* **GIVEN TASK**: Begin with the first line of the material and write out each line exactly, ending with the line that contains "XAxis, YAxis, Cell". Pictures are not part of the copy.
[BEGIN]
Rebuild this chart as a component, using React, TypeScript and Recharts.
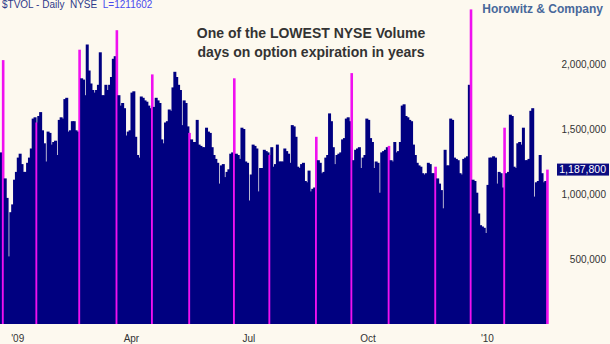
import React from 'react';
import { BarChart, Bar, XAxis, YAxis, Cell } from 'recharts';

// Daily NYSE total volume (thousands of shares), Dec 18 2008 .. Feb 19 2010
const VOLUME_K: number[] = [
  1320, 2030, 1120, 970, 520, 860, 920, 1110, 1170, 1280,
  1310, 1230, 1170, 1170, 1240, 1280, 1350, 1580, 1590, 1550,
  1600, 1630, 1490, 1390, 1250, 1480, 1470, 1380, 1400, 1410,
  1300, 1570, 1590, 1580, 1730, 1740, 1480, 1490, 1560, 1560,
  1490, 1480, 2110, 1890, 1880, 1760, 2150, 1950, 1850, 1800,
  1780, 1800, 1840, 2090, 1760, 1760, 1840, 1800, 1840, 1900,
  2040, 2060, 2260, 1760, 1680, 1700, 1660, 1450, 1480, 1490,
  1780, 1790, 1440, 1300, 1280, 1750, 1740, 1720, 1710, 1680,
  1660, 1920, 1670, 1740, 1720, 1700, 1420, 1390, 1550, 1560,
  1650, 1640, 1820, 1940, 1900, 1840, 1800, 1530, 1720, 1700,
  1520, 1470, 1420, 1400, 1400, 1570, 1380, 1370, 1360, 1360,
  1510, 1480, 1470, 1360, 1300, 1270, 1240, 1080, 1220, 1230,
  1130, 1170, 1190, 1310, 1320, 1890, 1310, 1300, 1270, 1510,
  1500, 1250, 1240, 950, 1150, 1380, 1370, 1350, 1020, 1200,
  1200, 1340, 1330, 1320, 1300, 1360, 1210, 1230, 1380, 1250,
  1250, 1250, 1350, 1330, 1310, 1240, 1530, 1520, 1440, 1210,
  1200, 1230, 1240, 1100, 1090, 1180, 1020, 1040, 1050, 1440,
  1260, 1240, 1160, 1170, 1280, 1300, 1620, 1560, 1360, 1230,
  1300, 1310, 1320, 1420, 1430, 1580, 1590, 1560, 1930, 1260,
  1340, 1350, 1360, 1200, 1280, 1300, 1580, 1570, 1430, 1400,
  1200, 1250, 1240, 1010, 1320, 1330, 1340, 1360, 1370, 1260,
  1250, 1400, 1320, 1330, 1400, 1680, 1690, 1600, 1590, 1570,
  1560, 1380, 1300, 1240, 1220, 1210, 1160, 1150, 1160, 1240,
  1230, 1160, 1160, 1210, 1120, 1080, 1030, 890, 1340, 1220,
  1220, 1580, 1570, 1280, 1270, 1260, 1160, 1150, 1270, 1280,
  1290, 1840, 2420, 1110, 1100, 1010, 850, 760, 750, 740,
  700, 1070, 1280, 1280, 1290, 1280, 1080, 1170, 1160, 1050,
  1510, 1160, 1170, 1610, 1600, 1210, 1200, 1390, 1400, 1380,
  1510, 1260, 1260, 1270, 1640, 1660, 980, 1090, 1100, 1300,
  1160, 1090, 1100, 1187.8,
];

// Monthly option expiration days (highlighted in magenta)
const EXPIRATIONS: string[] = [
  '2008-12-19', '2009-01-16', '2009-02-20', '2009-03-20', '2009-04-17',
  '2009-05-15', '2009-06-19', '2009-07-17', '2009-08-21', '2009-09-18',
  '2009-10-16', '2009-11-20', '2009-12-18', '2010-01-15', '2010-02-19',
];

// NYSE market holidays in the period
const HOLIDAYS: string[] = [
  '2008-12-25', '2009-01-01', '2009-01-19', '2009-02-16', '2009-04-10',
  '2009-05-25', '2009-07-03', '2009-09-07', '2009-11-26', '2009-12-25',
  '2010-01-01', '2010-01-18', '2010-02-15',
];

const FIRST_DAY = '2008-12-18';

const TICK_DATES: string[] = ['2009-01-02', '2009-04-01', '2009-07-01', '2009-10-01', '2010-01-04'];
const TICK_LABELS: string[] = ["'09", 'Apr', 'Jul', 'Oct', "'10"];

const Y_TICKS: number[] = [500000, 1000000, 1500000, 2000000];
const LAST_VALUE = 1187800;

const W = 610;
const H = 344;
const Y_AXIS_W = 62;
const X_AXIS_H = 20;
const Y_MAX = 2492308;

const NAVY = '#000080';
const MAGENTA = '#f011f0';
const BG = '#fdf9ef';
const FONT = '"Liberation Sans", Arial, sans-serif';

function tradingDays(n: number): string[] {
  const out: string[] = [];
  const [y, m, d] = FIRST_DAY.split('-').map(Number);
  let t = Date.UTC(y, m - 1, d);
  while (out.length < n) {
    const dt = new Date(t);
    const dow = dt.getUTCDay();
    const iso = dt.toISOString().slice(0, 10);
    if (dow !== 0 && dow !== 6 && !HOLIDAYS.includes(iso)) out.push(iso);
    t += 86400000;
  }
  return out;
}

const DATES = tradingDays(VOLUME_K.length);
const data = DATES.map((date, i) => ({
  date,
  vol: VOLUME_K[i] * 1000,
  exp: EXPIRATIONS.includes(date),
}));

const fmt = (v: number) => v.toLocaleString('en-US');

const XTick = (props: any) => {
  const { x, y, payload } = props;
  const idx = TICK_DATES.indexOf(payload.value);
  return (
    <text x={x} y={y + 16} textAnchor="middle" fontSize={10} fontFamily={FONT} fill="#333">
      {idx >= 0 ? TICK_LABELS[idx] : ''}
    </text>
  );
};

const YTick = (props: any) => {
  const { y, payload } = props;
  const right = W - 4;
  if (payload.value === LAST_VALUE) {
    return (
      <g>
        <rect x={W - Y_AXIS_W + 9} y={y - 6} width={52} height={12} fill="#0b0b80" />
        <text x={right} y={y + 3.6} textAnchor="end" fontSize={10.5} fontFamily={FONT} fill="#ffffff">
          {fmt(payload.value)}
        </text>
      </g>
    );
  }
  return (
    <text x={right} y={y + 3.6} textAnchor="end" fontSize={10} fontFamily={FONT} fill="#333">
      {fmt(payload.value)}
    </text>
  );
};

// Solid bar that slightly overlaps its right neighbour so no seams show
const SolidBar = (props: any) => {
  const { x, y, width, height, payload } = props;
  if (height == null || height <= 0) return null;
  const exp = payload && payload.exp;
  return (
    <rect
      x={x}
      y={y}
      width={width + (exp ? 0.6 : 1)}
      height={height}
      fill={exp ? MAGENTA : NAVY}
    />
  );
};

export default function App() {
  return (
    <div style={{ position: 'absolute', left: 0, top: 0, width: W, height: H, background: BG, overflow: 'hidden' }}>
      <BarChart
        width={W}
        height={H}
        data={data}
        margin={{ top: 0, right: 0, bottom: 0, left: 0 }}
        barCategoryGap={0}
        barGap={0}
      >
        <XAxis
          dataKey="date"
          ticks={TICK_DATES}
          interval={0}
          height={X_AXIS_H}
          axisLine={false}
          tickLine={false}
          tickSize={0}
          tick={<XTick />}
        />
        <YAxis
          orientation="right"
          type="number"
          width={Y_AXIS_W}
          domain={[0, Y_MAX]}
          ticks={[...Y_TICKS, LAST_VALUE]}
          interval={0}
          axisLine={false}
          tickLine={false}
          tickSize={0}
          tick={<YTick />}
          allowDataOverflow
        />
        <Bar dataKey="vol" isAnimationActive={false} shape={<SolidBar />}>
          {data.map((d, i) => (
            <Cell key={i} fill={d.exp ? MAGENTA : NAVY} />
          ))}
        </Bar>
      </BarChart>
      <svg
        width={W}
        height={H}
        style={{ position: 'absolute', left: 0, top: 0, pointerEvents: 'none' }}
      >
        <text x={2} y={8} fontSize={10} fontFamily={FONT} style={{ whiteSpace: 'pre' }}>
          <tspan fill="#2f3a8a">{'$TVOL - Daily  NYSE  '}</tspan>
          <tspan fill="#4b4bee">L=1211602</tspan>
        </text>
        <text x={603} y={13} textAnchor="end" fontSize={12} fontWeight="bold" fontFamily={FONT} fill="#48689a">
          Horowitz &amp; Company
        </text>
        <text x={311} y={38} textAnchor="middle" fontSize={14} fontWeight="bold" fontFamily={FONT} fill="#333">
          One of the LOWEST NYSE Volume
        </text>
        <text x={311} y={57} textAnchor="middle" fontSize={14} fontWeight="bold" fontFamily={FONT} fill="#333">
          days on option expiration in years
        </text>
      </svg>
    </div>
  );
}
[END]
* **FINAL RESULT**:
Rebuild this chart as a component, using React, TypeScript and Recharts.
import React from 'react';
import { BarChart, Bar, XAxis, YAxis, Cell } from 'recharts';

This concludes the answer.